L’entrée en vigueur de la directive européenne CSRD, et bientôt de la CS3D, impose aux entreprises de publier des informations détaillées en matière environnementale, sociale et de gouvernance. Et aux achats de collecter et analyser les données nécessaires pour se conformer aux nouvelles exigences réglementaires.
À compter de cette année, de nombreuses entreprises devront publier leur premier rapport de durabilité, conformément à la directive européenne CSRD (Corporate Sustainability Reporting Directive) qui renforce les obligations en matière de reporting extra-financier. Transposée en droit français fin 2023 et désormais en vigueur, cette directive impose en effet aux entreprises déjà soumises à la directive NFRD (Non-Financial Reporting Directive) de publier, en 2025, des informations détaillées sur leur impact environnemental, social et de gouvernance (ESG) pour l’exercice 2024, en même temps que leurs comptes annuels. Les autres entreprises entreront progressivement dans le champ d’application entre 2026 et 2028. Dans le prolongement, une seconde directive adoptée en 2024, la CS3D (Corporate Sustainability Due Diligence Directive), sera prochainement transposée puis mise en application. Au-delà de la « simple » publication d’informations, elle imposera progressivement aux entreprises la mise en place d’un plan de vigilance pour prévenir les mêmes risques.
Si la conformité à la CSRD nécessite une approche intégrée et mobilise quasiment tous les services de l’entreprise, les achats et la supply chain sont parmi les fonctions les plus impliquées. Alors que la chaîne d’approvisionnement est la principale source des impacts ESG, leurs équipes ont en effet un rôle à jouer dans la collecte des informations exigées par la directive concernant notamment les émissions de carbone du Scope 3 (émissions indirectes, en amont et en aval de l’entreprise), les pratiques sociales et éthiques des fournisseurs, ou encore les risques environnementaux liés aux matières premières. Cela implique d’évaluer les performances environnementales et sociales dans le cadre de la gestion de la relation fournisseurs, et donc d’agréger et de structurer les informations nécessaires. Mais aussi de mettre en place des mécanismes de suivi et d’audit pour garantir une conformité dans la durée.

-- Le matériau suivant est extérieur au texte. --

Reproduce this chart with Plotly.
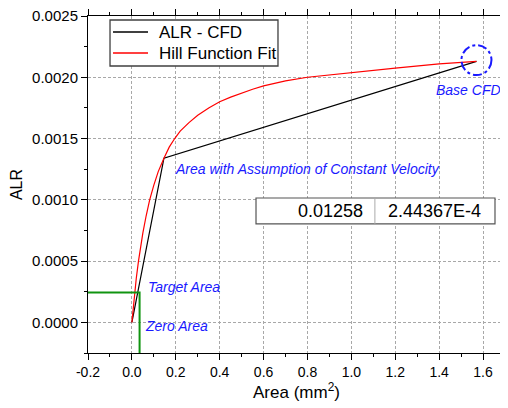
import plotly.graph_objects as go

# ---- data ----
cfd_area = [0.0, 0.146, 1.57]
cfd_alr = [0.0, 0.00134, 0.00213]

fit_area = [0.0, 0.005, 0.013, 0.02, 0.03, 0.04, 0.05, 0.065, 0.081, 0.1, 0.12, 0.146,
            0.17, 0.195, 0.22, 0.26, 0.3, 0.35, 0.4, 0.45, 0.5, 0.55, 0.6, 0.7, 0.8,
            0.9, 1.0, 1.2, 1.4, 1.57]
fit_alr = [0.0, 0.000105, 0.000244, 0.00036, 0.0005, 0.00062, 0.00073, 0.00087, 0.001,
           0.00112, 0.00123, 0.00134, 0.00143, 0.0015, 0.00156, 0.00163, 0.00169, 0.00175,
           0.0018, 0.001838, 0.001872, 0.001902, 0.00193, 0.00197, 0.002, 0.00202, 0.00204,
           0.002075, 0.00211, 0.00213]

target_guide_area = 0.035
target_guide_alr = 0.000244

table_values = ["0.01258", "2.44367E-4"]
legend_names = ["ALR - CFD", "Hill Function Fit"]
legend_colors = ["black", "#ff0000"]

base_cfd_center = (1.57, 0.00214)

x_ticks = [-0.2, 0.0, 0.2, 0.4, 0.6, 0.8, 1.0, 1.2, 1.4, 1.6]
y_ticks = [0.0, 0.0005, 0.001, 0.0015, 0.002, 0.0025]

FONT = "Liberation Sans, Arial, sans-serif"
BLUE = "#1a1aff"

fig = go.Figure()
fig.add_trace(go.Scatter(x=cfd_area, y=cfd_alr, mode="lines", name=legend_names[0],
                         showlegend=False, line=dict(color=legend_colors[0], width=1.2)))
fig.add_trace(go.Scatter(x=fit_area, y=fit_alr, mode="lines", name=legend_names[1],
                         showlegend=False, line=dict(color=legend_colors[1], width=1.2)))

# green target guide lines
fig.add_trace(go.Scatter(x=[-0.2, target_guide_area, target_guide_area],
                         y=[target_guide_alr, target_guide_alr, -0.00025],
                         mode="lines", showlegend=False, cliponaxis=False,
                         line=dict(color="#109410", width=2)))

axis_common = dict(showline=True, linecolor="black", linewidth=1, mirror="allticks",
                   ticks="outside", ticklen=6, tickcolor="black", tickwidth=1,
                   showgrid=True, gridcolor="#a8a8a8", gridwidth=1, griddash="3px,2px",
                   zeroline=False, automargin=False, ticklabeloverflow="allow")

fig.update_xaxes(range=[-0.2, 1.7], tickvals=x_ticks, ticktext=[f"{v:.1f}" for v in x_ticks],
                 minor=dict(ticks="outside", ticklen=3, dtick=0.1, tick0=-0.2, tickcolor="black",
                            showgrid=False),
                 tickfont=dict(family=FONT, size=14, color="black"),
                 title=dict(text="Area (mm<sup>2</sup>)", font=dict(family=FONT, size=17, color="black"),
                            standoff=7),
                 **axis_common)
fig.update_yaxes(range=[-0.00025, 0.0025], tickvals=y_ticks, ticktext=[f"{v:.4f}" for v in y_ticks],
                 minor=dict(ticks="outside", ticklen=3, dtick=0.00025, tick0=0, tickcolor="black",
                            showgrid=False),
                 tickfont=dict(family=FONT, size=15, color="black"),
                 title=dict(text="ALR", font=dict(family=FONT, size=16, color="black"), standoff=7),
                 **axis_common)

# blue dash-dot circle around base CFD point
cx, cy = base_cfd_center
rx, ry = 0.0684, 0.0001224
fig.add_shape(type="circle", xref="x", yref="y", x0=cx - rx, x1=cx + rx, y0=cy - ry, y1=cy + ry,
              line=dict(color=BLUE, width=2, dash="dashdot"))

# legend box (drawn manually to match the reference layout)
fig.add_shape(type="rect", xref="paper", yref="paper", x0=0.0528, x1=0.4556, y0=0.8516, y1=0.9881,
              line=dict(color="#404040", width=1.3), fillcolor="white", layer="above")
legend_rows_y = [0.9525, 0.8902]
for name, color, ly in zip(legend_names, legend_colors, legend_rows_y):
    fig.add_shape(type="line", xref="paper", yref="paper", x0=0.06, x1=0.1439, y0=ly, y1=ly,
                  line=dict(color=color, width=1.3), layer="above")
    fig.add_annotation(xref="paper", yref="paper", x=0.165, y=ly, text=name, showarrow=False,
                       xanchor="left", yanchor="middle",
                       font=dict(family=FONT, size=17, color="black"))

# table box
fig.add_shape(type="rect", xref="paper", yref="paper", x0=0.4029, x1=0.976, y0=0.383, y1=0.46,
              line=dict(color="#555555", width=1.2), fillcolor="white", layer="above")
fig.add_shape(type="line", xref="paper", yref="paper", x0=0.688, x1=0.688, y0=0.383, y1=0.46,
              line=dict(color="#aaaaaa", width=1), layer="above")
fig.add_annotation(xref="paper", yref="paper", x=0.665, y=0.4215, text=table_values[0],
                   showarrow=False, xanchor="right", yanchor="middle",
                   font=dict(family=FONT, size=18, color="black"))
fig.add_annotation(xref="paper", yref="paper", x=0.832, y=0.4215, text=table_values[1],
                   showarrow=False, xanchor="center", yanchor="middle",
                   font=dict(family=FONT, size=18, color="black"))

ann_font = dict(family=FONT, size=14, color=BLUE)
fig.add_annotation(x=0.186, y=0.001251, text="<i>Area with Assumption of Constant Velocity</i>",
                   showarrow=False, xanchor="left", yanchor="middle", font=ann_font)
fig.add_annotation(x=1.69, y=0.001896, text="<i>Base CFD</i>", showarrow=False,
                   xanchor="right", yanchor="middle", font=ann_font)
fig.add_annotation(x=0.064, y=0.000288, text="<i>Target Area</i>", showarrow=False,
                   xanchor="left", yanchor="middle", font=ann_font)
fig.add_annotation(x=0.049, y=-0.00003, text="<i>Zero Area</i>", showarrow=False,
                   xanchor="left", yanchor="middle", font=ann_font)

# page body has an 8px margin, so the figure is 500x400 to fill the 508x408 window
fig.update_layout(
    width=500, height=400,
    margin=dict(l=80, r=3, t=8, b=55),
    paper_bgcolor="white", plot_bgcolor="white",
    font=dict(family=FONT, color="black"),
    showlegend=False,
)

fig.write_html("out.html")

Les solutions digitales achats, qui apportent déjà un premier niveau de réponse, peuvent aujourd’hui s’appuyer sur l’intelligence artificielle (IA) et notamment sa version générative pour faciliter cette mise en conformité. « L’IA peut aider à collecter, analyser et rapporter les 178 « data points » nécessaires pour se conformer aux exigences de la CSRD », expliquait Natacha Tréhan, maître de conférences en management des achats et chercheur à l’Université Grenoble Alpes, lors de la soirée d’échanges récemment organisée par le CNA à l’occasion de la publication de son Livre blanc « L’intelligence artificielle pour les achats ». D’autant que les données concernées sont issues de systèmes de l’entreprise mais aussi de sources externes, dans des formats structurés ou non, et qu’un travail de comparaison peut renforcer les analyses. Sans se limiter aux agents d’IA, « il ne faut pas non plus hésiter à se tourner vers des outils spécialisés venant en complément des solutions achats pour répondre aux impératifs des nouvelles directives », indiquait le Senior solutions consultant d’un des principaux éditeurs du marché, dans le cadre des conférences du dernier Salon Solutions e-Achats.
Au-delà des contraintes de reporting qu’elles imposent, la CSRD et bientôt la CS3D doivent aussi être vues comme des opportunités de transformation, pour sécuriser les opérations achats et gagner en performance. D’abord « pour clarifier la segmentation des référentiels et renforcer la relation fournisseurs », expliquait Laurent Iltis, Head of Data Analytics & AI chez Spie Operations, lors de la soirée du CNA. Plus globalement, « l’application de la directive permet de mieux comprendre la vulnérabilité de la supply chain et donc d’améliorer la résilience », enchaînait Natacha Tréhan. Sur le plan organisationnel, « les nouvelles directives vont transformer la relation entre direction achats et direction financière, et renforcer les liens avec la direction générale », estiment même les auteurs du DPS4, la 4ème édition du Baromètre annuel « Digital Procurement Success » initié par InsideBoard et porté par le CNA. In fine, quelle que soit leur perception de la CSRD et la future CS3D, les achats ne peuvent aujourd’hui éviter de se mobiliser pour accompagner leur entreprise sur ce sujet. Et bien que la mise en conformité impose un défi de taille, elle leur offre également une occasion unique de renforcer leur chaîne de valeur, d’améliorer leur résilience et d’aligner leurs pratiques avec les enjeux durables de demain.